GIVEN REQUEST
Without the pictures, return all of the material exactly as written.

INFORMATION PROVIDED
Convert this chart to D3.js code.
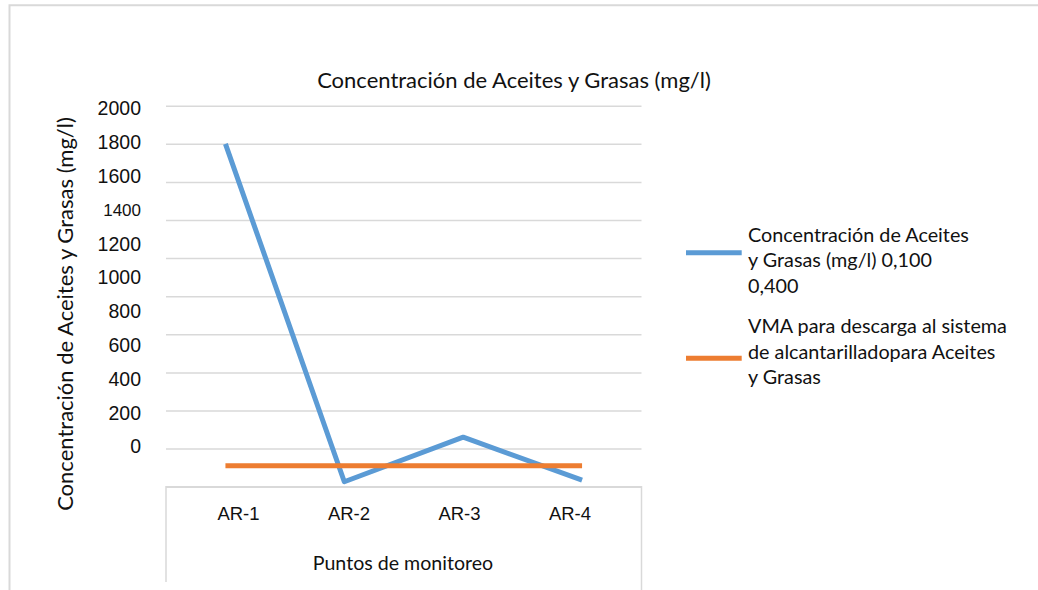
<!DOCTYPE html>
<html>
<head>
<meta charset="utf-8">
<script src="https://cdn.jsdelivr.net/npm/d3@7"></script>
<style>
  body { margin: 0; background: #fff; }
  svg { display: block; font-family: Lato, "Open Sans", sans-serif; }
</style>
</head>
<body>
<svg id="Chart"></svg>
<script>
// data
let categories = ['AR-1', 'AR-2', 'AR-3', 'AR-4'];
let concentracion = [1800, 26, 260, 34];
let vma = [110, 110, 110, 110];
let yTicks = [0, 200, 400, 600, 800, 1000, 1200, 1400, 1600, 1800, 2000];
let seriesNames = [
    ['Concentración de Aceites', 'y Grasas (mg/l) 0,100', '0,400'],
    ['VMA para descarga al sistema', 'de alcantarilladopara Aceites', 'y Grasas']
];
let seriesColors = ['#5B9BD5', '#ED7D31'];

function getConfig() {
    let width = 1038;
    let height = 590;
    let plot = { left: 166, right: 641.5, top: 105.7, bottom: 486.7 };
    let container = d3.select('#Chart')
        .attr('width', width)
        .attr('height', height);
    return { width, height, plot, container };
}

function getScales(config) {
    let { plot } = config;
    let xScale = d3.scaleBand()
        .domain(categories)
        .range([plot.left, plot.right]);
    let yScale = d3.scaleLinear()
        .domain([0, 2000])
        .range([plot.bottom, plot.top]);
    // the tick labels in the picture don't sit on the gridlines, they are squeezed
    let yLabelScale = d3.scaleLinear()
        .domain([0, 2000])
        .range([446.7, 108.7]);
    let xLabelScale = d3.scalePoint()
        .domain(categories)
        .range([238, 569.5]);
    return { xScale, yScale, yLabelScale, xLabelScale };
}

function drawFrame(config) {
    let { container } = config;
    container.append('path')
        .attr('d', 'M9.5,600V5.3H1040')
        .attr('fill', 'none')
        .attr('stroke', '#D9D9D9')
        .attr('stroke-width', 2);
}

function drawGrid(scales, config) {
    let { yScale } = scales;
    let { container, plot } = config;
    let grid = container.append('g')
        .attr('transform', `translate(${plot.left},0)`)
        .call(d3.axisLeft(yScale)
            .tickValues(yTicks)
            .tickSize(-(plot.right - plot.left))
            .tickFormat(''));
    grid.select('.domain').remove();
    grid.selectAll('line')
        .attr('stroke', '#D9D9D9')
        .attr('stroke-width', 1.5);

    // category box under the plot
    container.append('path')
        .attr('d', `M${plot.left},582V${plot.bottom}H${plot.right}V590`)
        .attr('fill', 'none')
        .attr('stroke', '#D9D9D9')
        .attr('stroke-width', 1.5);
}

function drawAxes(scales, config) {
    let { yLabelScale, xLabelScale } = scales;
    let { container } = config;

    let axisY = container.append('g')
        .attr('transform', 'translate(141,0)')
        .call(d3.axisLeft(yLabelScale).tickValues(yTicks).tickSize(0).tickPadding(0).tickFormat(d => d));
    axisY.select('.domain').remove();
    axisY.selectAll('text')
        .attr('fill', '#111')
        .style('font-size', d => d === 1400 ? '17px' : '19.5px');

    let axisX = container.append('g')
        .attr('transform', 'translate(0,507)')
        .call(d3.axisBottom(xLabelScale).tickSize(0).tickPadding(0));
    axisX.select('.domain').remove();
    axisX.selectAll('text')
        .attr('fill', '#111')
        .style('font-size', '18.5px');

    container.append('text')
        .attr('x', 403)
        .attr('y', 570)
        .attr('text-anchor', 'middle')
        .attr('fill', '#111')
        .style('font-size', '19.6px')
        .text('Puntos de monitoreo');

    container.append('text')
        .attr('transform', 'translate(73,314) rotate(-90)')
        .attr('text-anchor', 'middle')
        .attr('fill', '#111')
        .style('font-size', '22px')
        .text('Concentración de Aceites y Grasas (mg/l)');

    container.append('text')
        .attr('x', 514)
        .attr('y', 88)
        .attr('text-anchor', 'middle')
        .attr('fill', '#111')
        .style('font-size', '22px')
        .text('Concentración de Aceites y Grasas (mg/l)');
}

function drawLines(scales, config) {
    let { xScale, yScale } = scales;
    let { container } = config;
    let half = xScale.bandwidth() / 2;
    let line = d3.line()
        .x((d, i) => xScale(categories[i]) + half)
        .y(d => yScale(d));

    [concentracion, vma].forEach((values, i) => {
        container.append('path')
            .datum(values)
            .attr('d', line)
            .attr('fill', 'none')
            .attr('stroke', seriesColors[i])
            .attr('stroke-width', 5)
            .attr('stroke-linejoin', 'round');
    });
}

function drawLegend(config) {
    let { container } = config;
    let entryTop = [241.7, 333];
    let symbolOffset = [11, 25.3];
    let lineHeight = 25.5;

    seriesNames.forEach((lines, i) => {
        let g = container.append('g');
        g.append('line')
            .attr('x1', 686)
            .attr('x2', 741.7)
            .attr('y1', entryTop[i] + symbolOffset[i])
            .attr('y2', entryTop[i] + symbolOffset[i])
            .attr('stroke', seriesColors[i])
            .attr('stroke-width', 5);
        g.selectAll('text').data(lines)
            .enter().append('text')
            .attr('x', 748)
            .attr('y', (d, j) => entryTop[i] + j * lineHeight)
            .attr('fill', '#111')
            .style('font-size', '19.8px')
            .text(d => d);
    });
}

function drawChart() {
    let config = getConfig();
    let scales = getScales(config);
    drawFrame(config);
    drawGrid(scales, config);
    drawLines(scales, config);
    drawAxes(scales, config);
    drawLegend(config);
}

drawChart();
</script>
</body>
</html>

WORKED ANSWER
Convert this chart to D3.js code.
<!DOCTYPE html>
<html>
<head>
<meta charset="utf-8">
<script src="https://cdn.jsdelivr.net/npm/d3@7"></script>
<style>
  body { margin: 0; background: #fff; }
  svg { display: block; font-family: Lato, "Open Sans", sans-serif; }
</style>
</head>
<body>
<svg id="Chart"></svg>
<script>
// data
let categories = ['AR-1', 'AR-2', 'AR-3', 'AR-4'];
let concentracion = [1800, 26, 260, 34];
let vma = [110, 110, 110, 110];
let yTicks = [0, 200, 400, 600, 800, 1000, 1200, 1400, 1600, 1800, 2000];
let seriesNames = [
    ['Concentración de Aceites', 'y Grasas (mg/l) 0,100', '0,400'],
    ['VMA para descarga al sistema', 'de alcantarilladopara Aceites', 'y Grasas']
];
let seriesColors = ['#5B9BD5', '#ED7D31'];

function getConfig() {
    let width = 1038;
    let height = 590;
    let plot = { left: 166, right: 641.5, top: 105.7, bottom: 486.7 };
    let container = d3.select('#Chart')
        .attr('width', width)
        .attr('height', height);
    return { width, height, plot, container };
}

function getScales(config) {
    let { plot } = config;
    let xScale = d3.scaleBand()
        .domain(categories)
        .range([plot.left, plot.right]);
    let yScale = d3.scaleLinear()
        .domain([0, 2000])
        .range([plot.bottom, plot.top]);
    // the tick labels in the picture don't sit on the gridlines, they are squeezed
    let yLabelScale = d3.scaleLinear()
        .domain([0, 2000])
        .range([446.7, 108.7]);
    let xLabelScale = d3.scalePoint()
        .domain(categories)
        .range([238, 569.5]);
    return { xScale, yScale, yLabelScale, xLabelScale };
}

function drawFrame(config) {
    let { container } = config;
    container.append('path')
        .attr('d', 'M9.5,600V5.3H1040')
        .attr('fill', 'none')
        .attr('stroke', '#D9D9D9')
        .attr('stroke-width', 2);
}

function drawGrid(scales, config) {
    let { yScale } = scales;
    let { container, plot } = config;
    let grid = container.append('g')
        .attr('transform', `translate(${plot.left},0)`)
        .call(d3.axisLeft(yScale)
            .tickValues(yTicks)
            .tickSize(-(plot.right - plot.left))
            .tickFormat(''));
    grid.select('.domain').remove();
    grid.selectAll('line')
        .attr('stroke', '#D9D9D9')
        .attr('stroke-width', 1.5);

    // category box under the plot
    container.append('path')
        .attr('d', `M${plot.left},582V${plot.bottom}H${plot.right}V590`)
        .attr('fill', 'none')
        .attr('stroke', '#D9D9D9')
        .attr('stroke-width', 1.5);
}

function drawAxes(scales, config) {
    let { yLabelScale, xLabelScale } = scales;
    let { container } = config;

    let axisY = container.append('g')
        .attr('transform', 'translate(141,0)')
        .call(d3.axisLeft(yLabelScale).tickValues(yTicks).tickSize(0).tickPadding(0).tickFormat(d => d));
    axisY.select('.domain').remove();
    axisY.selectAll('text')
        .attr('fill', '#111')
        .style('font-size', d => d === 1400 ? '17px' : '19.5px');

    let axisX = container.append('g')
        .attr('transform', 'translate(0,507)')
        .call(d3.axisBottom(xLabelScale).tickSize(0).tickPadding(0));
    axisX.select('.domain').remove();
    axisX.selectAll('text')
        .attr('fill', '#111')
        .style('font-size', '18.5px');

    container.append('text')
        .attr('x', 403)
        .attr('y', 570)
        .attr('text-anchor', 'middle')
        .attr('fill', '#111')
        .style('font-size', '19.6px')
        .text('Puntos de monitoreo');

    container.append('text')
        .attr('transform', 'translate(73,314) rotate(-90)')
        .attr('text-anchor', 'middle')
        .attr('fill', '#111')
        .style('font-size', '22px')
        .text('Concentración de Aceites y Grasas (mg/l)');

    container.append('text')
        .attr('x', 514)
        .attr('y', 88)
        .attr('text-anchor', 'middle')
        .attr('fill', '#111')
        .style('font-size', '22px')
        .text('Concentración de Aceites y Grasas (mg/l)');
}

function drawLines(scales, config) {
    let { xScale, yScale } = scales;
    let { container } = config;
    let half = xScale.bandwidth() / 2;
    let line = d3.line()
        .x((d, i) => xScale(categories[i]) + half)
        .y(d => yScale(d));

    [concentracion, vma].forEach((values, i) => {
        container.append('path')
            .datum(values)
            .attr('d', line)
            .attr('fill', 'none')
            .attr('stroke', seriesColors[i])
            .attr('stroke-width', 5)
            .attr('stroke-linejoin', 'round');
    });
}

function drawLegend(config) {
    let { container } = config;
    let entryTop = [241.7, 333];
    let symbolOffset = [11, 25.3];
    let lineHeight = 25.5;

    seriesNames.forEach((lines, i) => {
        let g = container.append('g');
        g.append('line')
            .attr('x1', 686)
            .attr('x2', 741.7)
            .attr('y1', entryTop[i] + symbolOffset[i])
            .attr('y2', entryTop[i] + symbolOffset[i])
            .attr('stroke', seriesColors[i])
            .attr('stroke-width', 5);
        g.selectAll('text').data(lines)
            .enter().append('text')
            .attr('x', 748)
            .attr('y', (d, j) => entryTop[i] + j * lineHeight)
            .attr('fill', '#111')
            .style('font-size', '19.8px')
            .text(d => d);
    });
}

function drawChart() {
    let config = getConfig();
    let scales = getScales(config);
    drawFrame(config);
    drawGrid(scales, config);
    drawLines(scales, config);
    drawAxes(scales, config);
    drawLegend(config);
}

drawChart();
</script>
</body>
</html>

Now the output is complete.